**SUPPLIED INFORMATION:**
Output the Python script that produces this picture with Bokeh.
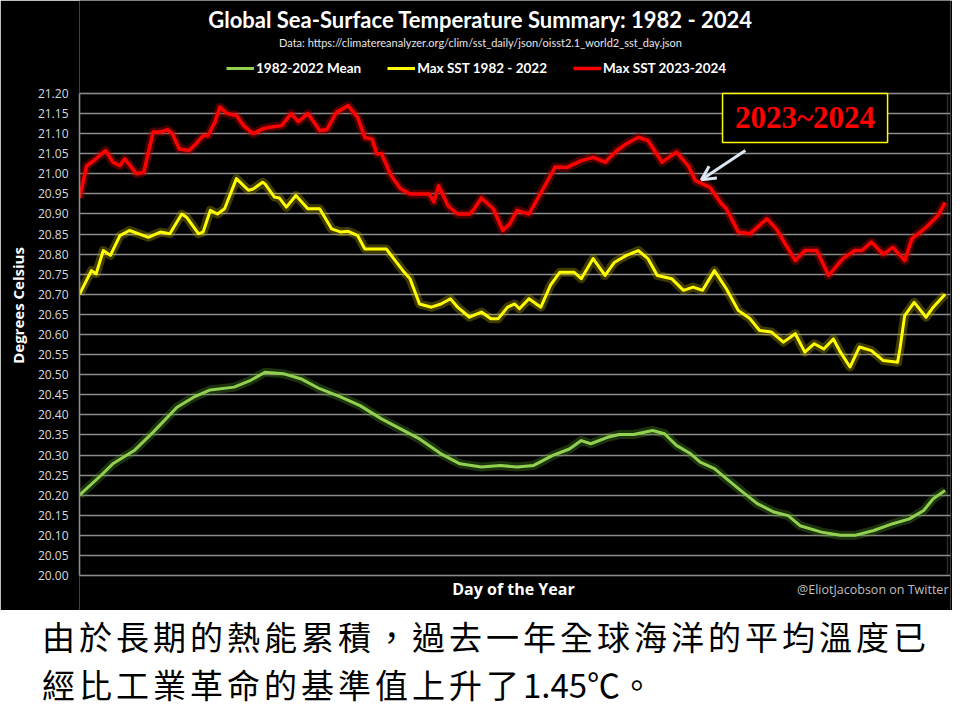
import re
from bokeh.plotting import figure
from bokeh.models import (Range1d, FixedTicker, NumeralTickFormatter, Label, Legend, LegendItem,
                          BoxAnnotation, Arrow, OpenHead, Div)
from bokeh.layouts import column
from bokeh.embed import file_html
from bokeh.resources import INLINE

# ---------------- data ----------------
title_text = "Global Sea-Surface Temperature Summary: 1982 - 2024"
subtitle_text = "Data: https://climatereanalyzer.org/clim/sst_daily/json/oisst2.1_world2_sst_day.json"
series_names = ["1982-2022 Mean", "Max SST 1982 - 2022", "Max SST 2023-2024"]
x_title = "Day of the Year"
y_title = "Degrees Celsius"

y_ticks = [20.00, 20.05, 20.10, 20.15, 20.20, 20.25, 20.30, 20.35, 20.40, 20.45, 20.50, 20.55,
           20.60, 20.65, 20.70, 20.75, 20.80, 20.85, 20.90, 20.95, 21.00, 21.05, 21.10, 21.15, 21.20]

mean_day = [1, 10, 15, 24, 32, 42, 49, 56, 66, 73, 79, 87, 94, 102, 111, 119, 128, 136, 144, 153,
            161, 170, 178, 185, 192, 200, 207, 212, 216, 223, 228, 234, 242, 247, 252, 258, 262,
            268, 273, 279, 286, 293, 299, 304, 313, 321, 327, 335, 343, 350, 356, 360, 365]
mean_sst = [20.200, 20.249, 20.278, 20.311, 20.357, 20.419, 20.444, 20.462, 20.469, 20.486, 20.506,
            20.502, 20.490, 20.465, 20.444, 20.423, 20.390, 20.365, 20.340, 20.303, 20.278, 20.270,
            20.274, 20.270, 20.274, 20.299, 20.315, 20.336, 20.328, 20.344, 20.351, 20.351, 20.361,
            20.353, 20.324, 20.303, 20.282, 20.266, 20.241, 20.212, 20.179, 20.158, 20.149, 20.124,
            20.108, 20.100, 20.100, 20.112, 20.129, 20.141, 20.162, 20.191, 20.212]

max_day = [1, 6, 8, 11, 14, 18, 22, 30, 35, 39, 44, 46, 51, 53, 56, 59, 62, 67, 72, 74, 78, 79, 83,
           85, 88, 92, 97, 102, 107, 111, 114, 118, 121, 130, 137, 140, 144, 149, 153, 157, 160,
           165, 170, 174, 177, 181, 184, 186, 190, 195, 199, 203, 209, 212, 217, 222, 226, 231,
           236, 240, 244, 250, 255, 259, 263, 268, 273, 278, 283, 287, 292, 297, 302, 306, 310,
           314, 318, 321, 325, 329, 334, 339, 345, 346, 348, 352, 357, 360, 365]
max_sst = [20.700, 20.759, 20.751, 20.809, 20.797, 20.846, 20.859, 20.842, 20.855, 20.851, 20.900,
           20.892, 20.851, 20.855, 20.909, 20.900, 20.913, 20.988, 20.959, 20.962, 20.979, 20.975,
           20.942, 20.940, 20.917, 20.946, 20.913, 20.913, 20.863, 20.855, 20.857, 20.846, 20.813,
           20.813, 20.759, 20.739, 20.676, 20.668, 20.676, 20.689, 20.668, 20.643, 20.656, 20.639,
           20.639, 20.668, 20.676, 20.664, 20.689, 20.668, 20.722, 20.755, 20.755, 20.739, 20.789,
           20.747, 20.780, 20.797, 20.809, 20.789, 20.747, 20.739, 20.710, 20.718, 20.710, 20.759,
           20.714, 20.660, 20.639, 20.610, 20.606, 20.581, 20.602, 20.556, 20.577, 20.564, 20.589,
           20.556, 20.519, 20.569, 20.560, 20.535, 20.531, 20.564, 20.647, 20.680, 20.643, 20.668,
           20.700]

recent_day = [1, 4, 7, 12, 15, 18, 20, 25, 28, 30, 32, 35, 38, 40, 43, 47, 50, 53, 55, 58, 60, 63,
              67, 70, 74, 78, 81, 86, 90, 93, 97, 102, 105, 109, 114, 118, 121, 124, 126, 128, 132,
              136, 140, 148, 150, 152, 156, 160, 165, 167, 170, 175, 179, 182, 185, 190, 196, 201,
              206, 212, 217, 222, 227, 231, 236, 240, 246, 252, 257, 260, 266, 271, 273, 278, 283,
              290, 294, 302, 306, 311, 316, 322, 327, 330, 334, 339, 343, 348, 351, 357, 362, 365]
recent_sst = [20.940, 21.020, 21.033, 21.058, 21.029, 21.020, 21.037, 21.000, 21.004, 21.054,
              21.104, 21.104, 21.110, 21.100, 21.062, 21.058, 21.075, 21.095, 21.095, 21.130,
              21.166, 21.150, 21.145, 21.120, 21.100, 21.112, 21.116, 21.120, 21.150, 21.130,
              21.150, 21.108, 21.110, 21.153, 21.170, 21.140, 21.090, 21.087, 21.050, 21.050,
              20.996, 20.963, 20.950, 20.950, 20.930, 20.970, 20.920, 20.900, 20.900, 20.913,
              20.940, 20.913, 20.859, 20.876, 20.909, 20.900, 20.963, 21.017, 21.016, 21.033,
              21.041, 21.029, 21.058, 21.075, 21.091, 21.083, 21.029, 21.054, 21.020, 20.983,
              20.967, 20.925, 20.913, 20.855, 20.851, 20.888, 20.863, 20.784, 20.809, 20.809,
              20.747, 20.789, 20.809, 20.809, 20.830, 20.800, 20.817, 20.784, 20.838, 20.867,
              20.896, 20.929]

callout_text = "2023~2024"
caption_lines = ["由於長期的熱能累積，過去一年全球海洋的平均溫度已",
                 "經比工業革命的基準值上升了1.45℃。"]
credit_text = "@EliotJacobson on Twitter"

# ---------------- chart ----------------
GRID = "#8c8c8c"
# the frame covers the whole black area so that headings and footers drawn in it are not clipped;
# the temperature box itself is 20.00-21.20 by day 1-366
p = figure(width=952, height=610, output_backend="svg", toolbar_location=None,
           x_range=Range1d(1, 367.26), y_range=Range1d(19.9129, 21.4315),
           x_axis_location=None,
           min_border_left=79, min_border_right=2, min_border_top=0, min_border_bottom=0,
           background_fill_color="black", border_fill_color="black", outline_line_color=None)

p.xgrid.visible = False
p.ygrid.grid_line_color = GRID
p.ygrid.grid_line_width = 1.5

p.yaxis.ticker = FixedTicker(ticks=y_ticks)
p.yaxis.bounds = (20.0, 21.2)
p.yaxis.formatter = NumeralTickFormatter(format="0.00")
p.yaxis.axis_line_color = GRID
p.yaxis.axis_line_width = 1.5
p.yaxis.major_tick_line_color = None
p.yaxis.minor_tick_line_color = None
p.yaxis.major_tick_out = 0
p.yaxis.minor_tick_out = 0
p.yaxis.major_label_standoff = 11
p.yaxis.major_label_text_color = "#d9d9d9"
p.yaxis.major_label_text_font = "Open Sans"
p.yaxis.major_label_text_font_size = "12px"
p.yaxis.axis_label = y_title
p.yaxis.axis_label_text_color = "white"
p.yaxis.axis_label_text_font = "Open Sans"
p.yaxis.axis_label_text_font_size = "15px"
p.yaxis.axis_label_text_font_style = "bold"
p.yaxis.axis_label_standoff = 7

# plot box (bottom and right edges)
p.add_layout(BoxAnnotation(left=1, right=366, bottom=20.0, top=21.2, fill_alpha=0,
                           line_color=GRID, line_width=1.5, level="underlay"))

# glow underlays
p.line(mean_day, mean_sst, line_color="#4f8f22", line_width=9, line_alpha=0.35, line_join="round")
p.line(max_day, max_sst, line_color="#b3a600", line_width=9, line_alpha=0.35, line_join="round")
p.line(recent_day, recent_sst, line_color="#b00000", line_width=9, line_alpha=0.4, line_join="round")
# core lines
r_mean = p.line(mean_day, mean_sst, line_color="#92d050", line_width=3, line_join="round")
r_max = p.line(max_day, max_sst, line_color="#ffff00", line_width=3, line_join="round")
r_recent = p.line(recent_day, recent_sst, line_color="#ff0000", line_width=3.5, line_join="round")

legend = Legend(items=[LegendItem(label=series_names[0], renderers=[r_mean]),
                       LegendItem(label=series_names[1], renderers=[r_max]),
                       LegendItem(label=series_names[2], renderers=[r_recent])],
                location=(147, 534), orientation="horizontal", spacing=26, padding=0, margin=0,
                glyph_width=28, glyph_height=16, label_standoff=2, label_height=16,
                background_fill_alpha=0, border_line_alpha=0,
                label_text_color="white", label_text_font="Lato",
                label_text_font_style="bold", label_text_font_size="13.5px")
p.add_layout(legend)

p.add_layout(Label(x=401, y=591, x_units="screen", y_units="screen", text=title_text,
                   text_align="center", text_baseline="middle", text_color="white",
                   text_font="Lato", text_font_style="bold", text_font_size="22px"))
p.add_layout(Label(x=401, y=568, x_units="screen", y_units="screen", text=subtitle_text,
                   text_align="center", text_baseline="middle", text_color="#e6e6e6",
                   text_font="Lato", text_font_size="11px"))
p.add_layout(Label(x=434, y=22, x_units="screen", y_units="screen", text=x_title,
                   text_align="center", text_baseline="middle", text_color="white",
                   text_font="Open Sans", text_font_style="bold", text_font_size="16px"))
p.add_layout(Label(x=869, y=21, x_units="screen", y_units="screen", text=credit_text,
                   text_align="right", text_baseline="middle", text_color="#bfbfbf",
                   text_font="Open Sans", text_font_size="12.5px"))

# callout box and arrow
p.add_layout(BoxAnnotation(left=271.4, right=340.8, top=21.2, bottom=21.078,
                           fill_color="black", fill_alpha=1.0,
                           line_color="#ffff00", line_width=1.5, line_alpha=1.0))
p.add_layout(Label(x=306.1, y=21.139, text=callout_text, text_align="center",
                   text_baseline="middle", text_color="#ff0000", text_font="Liberation Serif",
                   text_font_style="bold", text_font_size="31px"))
p.add_layout(Arrow(end=OpenHead(size=14, line_color="#dce6f2", line_width=3),
                   x_start=281, y_start=21.058, x_end=262.5, y_end=20.985,
                   line_color="#dce6f2", line_width=3))

# ---------------- caption ----------------
def compact_latin(line):
    # digits and symbols keep their natural (narrow) spacing, as in the reference
    return re.sub(r"([0-9.]+℃?)", r'<span style="letter-spacing:0">\1</span>', line)

caption_html = ("<div style=\"font-family:'Noto Sans CJK TC';font-size:33px;letter-spacing:4px;"
                "line-height:48px;color:black;margin-top:-3px;padding:0 0 0 37px;white-space:nowrap\">"
                + "<br>".join(compact_latin(t) for t in caption_lines) + "</div>")
caption = Div(text=caption_html, width=952, height=102,
              styles={"background-color": "white"})

layout = column(p, caption, spacing=0)
open("out.html", "w").write(file_html(layout, INLINE))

**WORK TO DO:** Give again, word for word, every line from the top of the data through the line with "20.162, 20.191, 20.212]", both ends included, and exclude the pictures.

**TASK RESULT:**
Output the Python script that produces this picture with Bokeh.
import re
from bokeh.plotting import figure
from bokeh.models import (Range1d, FixedTicker, NumeralTickFormatter, Label, Legend, LegendItem,
                          BoxAnnotation, Arrow, OpenHead, Div)
from bokeh.layouts import column
from bokeh.embed import file_html
from bokeh.resources import INLINE

# ---------------- data ----------------
title_text = "Global Sea-Surface Temperature Summary: 1982 - 2024"
subtitle_text = "Data: https://climatereanalyzer.org/clim/sst_daily/json/oisst2.1_world2_sst_day.json"
series_names = ["1982-2022 Mean", "Max SST 1982 - 2022", "Max SST 2023-2024"]
x_title = "Day of the Year"
y_title = "Degrees Celsius"

y_ticks = [20.00, 20.05, 20.10, 20.15, 20.20, 20.25, 20.30, 20.35, 20.40, 20.45, 20.50, 20.55,
           20.60, 20.65, 20.70, 20.75, 20.80, 20.85, 20.90, 20.95, 21.00, 21.05, 21.10, 21.15, 21.20]

mean_day = [1, 10, 15, 24, 32, 42, 49, 56, 66, 73, 79, 87, 94, 102, 111, 119, 128, 136, 144, 153,
            161, 170, 178, 185, 192, 200, 207, 212, 216, 223, 228, 234, 242, 247, 252, 258, 262,
            268, 273, 279, 286, 293, 299, 304, 313, 321, 327, 335, 343, 350, 356, 360, 365]
mean_sst = [20.200, 20.249, 20.278, 20.311, 20.357, 20.419, 20.444, 20.462, 20.469, 20.486, 20.506,
            20.502, 20.490, 20.465, 20.444, 20.423, 20.390, 20.365, 20.340, 20.303, 20.278, 20.270,
            20.274, 20.270, 20.274, 20.299, 20.315, 20.336, 20.328, 20.344, 20.351, 20.351, 20.361,
            20.353, 20.324, 20.303, 20.282, 20.266, 20.241, 20.212, 20.179, 20.158, 20.149, 20.124,
            20.108, 20.100, 20.100, 20.112, 20.129, 20.141, 20.162, 20.191, 20.212]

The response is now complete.